"which" as object of an infinitival relative clause

Stahlke, Herbert F.W. hstahlke at bsu.edu
Mon Nov 3 17:46:15 UTC 2003


There's been some discussion of infinitival relatives on the Assembly for the Teaching of English Grammar list, an offshoot of NCTE.  The question that has arisen is whether infinitival relatives can have "which" as a direct object, as in 

1. ?*I bought a new Jeep which to drive.

which I find pretty awful.  It works fine if "which" is the object of a preposition 

2. I bought a new Jeep with which to drive to Alaska.  

But with a stranded preposition, 2 goes sour.

2a. *I bought a new Jeep which to drive to Alaska with.

I can get something pretty awkward like 

3. I bought that new Jeep, which to drive has turned out to be expensive.  

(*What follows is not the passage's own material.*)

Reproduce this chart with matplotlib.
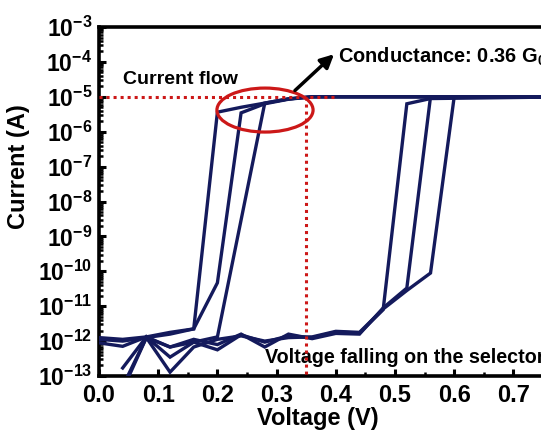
import numpy as np
import matplotlib
matplotlib.use("Agg")
import matplotlib.pyplot as plt
from matplotlib.patches import Ellipse
from matplotlib.ticker import MultipleLocator, LogLocator, FuncFormatter, NullFormatter

plt.rcParams['font.family'] = ['Liberation Sans', 'DejaVu Sans']
plt.rcParams['font.weight'] = 'bold'
plt.rcParams['mathtext.fontset'] = 'custom'
plt.rcParams['mathtext.rm'] = 'Liberation Sans:bold'
plt.rcParams['mathtext.bf'] = 'Liberation Sans:bold'
plt.rcParams['mathtext.it'] = 'Liberation Sans:bold:italic'

# ---- data (log10 of current in A) ----
# forward sweeps
v_f1 = [0.0, 0.04, 0.08, 0.12, 0.16, 0.20, 0.24, 0.28, 0.32, 0.36, 0.80]
logi_f1 = [-11.90, -11.95, -11.88, -11.75, -11.65, -5.44, -5.30, -5.18, -5.06, -5.00, -5.00]
v_f2 = [0.0, 0.04, 0.08, 0.12, 0.16, 0.20, 0.24, 0.28, 0.32, 0.36, 0.80]
logi_f2 = [-11.95, -12.00, -11.90, -11.80, -11.65, -10.33, -5.46, -5.20, -5.07, -5.00, -5.00]
v_f3 = [0.0, 0.04, 0.08, 0.12, 0.16, 0.20, 0.28, 0.32, 0.36, 0.80]
logi_f3 = [-12.05, -12.15, -11.88, -12.17, -12.03, -11.88, -5.18, -5.06, -5.00, -5.00]
# backward sweeps
v_b1 = [0.80, 0.56, 0.52, 0.48, 0.44, 0.40, 0.36, 0.32, 0.28, 0.24, 0.20, 0.16, 0.12, 0.08, 0.04]
logi_b1 = [-5.00, -5.05, -5.20, -11.10, -11.77, -11.74, -11.90, -11.85, -12.03, -11.82, -12.25, -12.03, -12.46, -11.88, -12.77]
v_b2 = [0.80, 0.56, 0.52, 0.48, 0.44, 0.40, 0.36, 0.32, 0.28, 0.24, 0.20, 0.16, 0.12, 0.08, 0.04]
logi_b2 = [-5.00, -5.00, -10.48, -11.05, -11.80, -11.78, -11.93, -11.80, -12.17, -11.80, -12.10, -11.95, -12.17, -11.90, -13.30]
v_b3 = [0.80, 0.60, 0.56, 0.52, 0.48, 0.44, 0.40, 0.36, 0.32, 0.28, 0.24, 0.20, 0.16, 0.12, 0.08, 0.04]
logi_b3 = [-5.00, -5.00, -10.05, -10.55, -11.08, -11.75, -11.72, -11.88, -11.90, -12.00, -11.85, -11.95, -12.17, -12.89, -11.90, -13.40]

sweeps = [(v_f1, logi_f1), (v_f2, logi_f2), (v_f3, logi_f3),
          (v_b1, logi_b1), (v_b2, logi_b2), (v_b3, logi_b3)]

compliance = 1e-5
v_marker = 0.35
x_ticks = [0.0, 0.1, 0.2, 0.3, 0.4, 0.5, 0.6, 0.7]

navy = '#141a5c'
red = '#cc1818'

fig = plt.figure(figsize=(5.41, 4.37), dpi=100)
ax = fig.add_axes([0.183, 0.1396, 0.8754, 0.7986])

for v, li in sweeps:
    ax.plot(v, 10.0**np.array(li), color=navy, lw=2.4, solid_joinstyle='miter', zorder=3)

ax.set_yscale('log')
ax.set_ylim(1e-13, 1e-3)
ax.set_xlim(0, 0.8)

# red dotted guides
ax.plot([0.0, 0.40], [compliance, compliance], color=red, lw=2.2,
        linestyle=(0, (1, 1.3)), zorder=4)
ax.plot([v_marker, v_marker], [compliance, 1e-13], color=red, lw=2.2,
        linestyle=(0, (1, 1.3)), zorder=4)

# ellipse
ell = Ellipse((0.3505, 0.762), 0.203, 0.126, transform=ax.transAxes,
              fill=False, edgecolor=red, lw=2.3, zorder=5)
ax.add_patch(ell)

# arrow
ax.annotate('', xy=(0.397, 10**-3.78), xytext=(0.331, 10**-4.82),
            arrowprops=dict(arrowstyle='-|>', lw=2.5, color='black',
                            mutation_scale=20, shrinkA=0, shrinkB=0), zorder=6)

ax.text(0.0507, 0.851, 'Current flow', transform=ax.transAxes, fontsize=14,
        fontweight='bold', va='center', ha='left')
ax.text(0.505, 0.914, r'Conductance: 0.36 G$_\mathbf{0}$', transform=ax.transAxes,
        fontsize=14.4, fontweight='bold', va='center', ha='left')
ax.text(0.3505, 0.054, 'Voltage falling on the selector', transform=ax.transAxes,
        fontsize=14.2, fontweight='bold', va='center', ha='left')

# axes styling
for s in ax.spines.values():
    s.set_linewidth(2.6)
ax.set_xticks(x_ticks)
ax.xaxis.set_minor_locator(MultipleLocator(0.05))
ax.xaxis.set_major_formatter(FuncFormatter(lambda x, p: f'{x:.1f}'))
ax.yaxis.set_major_locator(LogLocator(base=10, numticks=20))
ax.yaxis.set_minor_locator(LogLocator(base=10, subs=np.arange(2, 10), numticks=20))
ax.yaxis.set_minor_formatter(NullFormatter())
ax.yaxis.set_major_formatter(FuncFormatter(
    lambda y, p: r'$\mathbf{10^{-%d}}$' % abs(int(round(np.log10(y))))))
ax.tick_params(axis='both', which='major', direction='in', length=5, width=2.2,
               labelsize=17, pad=6)
ax.tick_params(axis='both', which='minor', direction='in', length=3, width=1.8)
ax.tick_params(axis='y', which='major', labelsize=16.5, pad=5)
for lab in ax.get_xticklabels() + ax.get_yticklabels():
    lab.set_fontweight('bold')

fig.text(318 / 541, 1 - 418 / 437, 'Voltage (V)', fontsize=17, fontweight='bold',
         ha='center', va='center')
fig.text(19 / 541, 1 - 167 / 437, 'Current (A)', fontsize=17, fontweight='bold',
         ha='center', va='center', rotation=90)

fig.savefig('out.png', dpi=100)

but that's as a non-restrictive.  With "that" I can get, using a resumptive pronoun, 

4. I bought a new Jeep that to drive it is turning out to be expensive.  

But I can't get "that" in 

5. *I bought a new Jeep that to drive to Alaska with.

although 6 is fine.

6. I bought a new Jeep to drive to Alaska with.

The difference in between 4 and 5 is probably that 4 contains a finite clause and 5 doesn't, hence the dropping of "that".

is fine.  "Which" works best as the object of a preposition (2).  3 and 4 are pretty bad, (5) is out, but 6 is fine.  I've checked Quirk and Biber on this without much success, and one of my GAs is currently using my Huddleston&Pullum, so I don't know what they have to offer on it.  Is "that" disallowed because the clause is non-finite?  Why would "which" be okay then, since it too has a subordinating conjunction role in relatives?  Why no prep-stranding with "which"?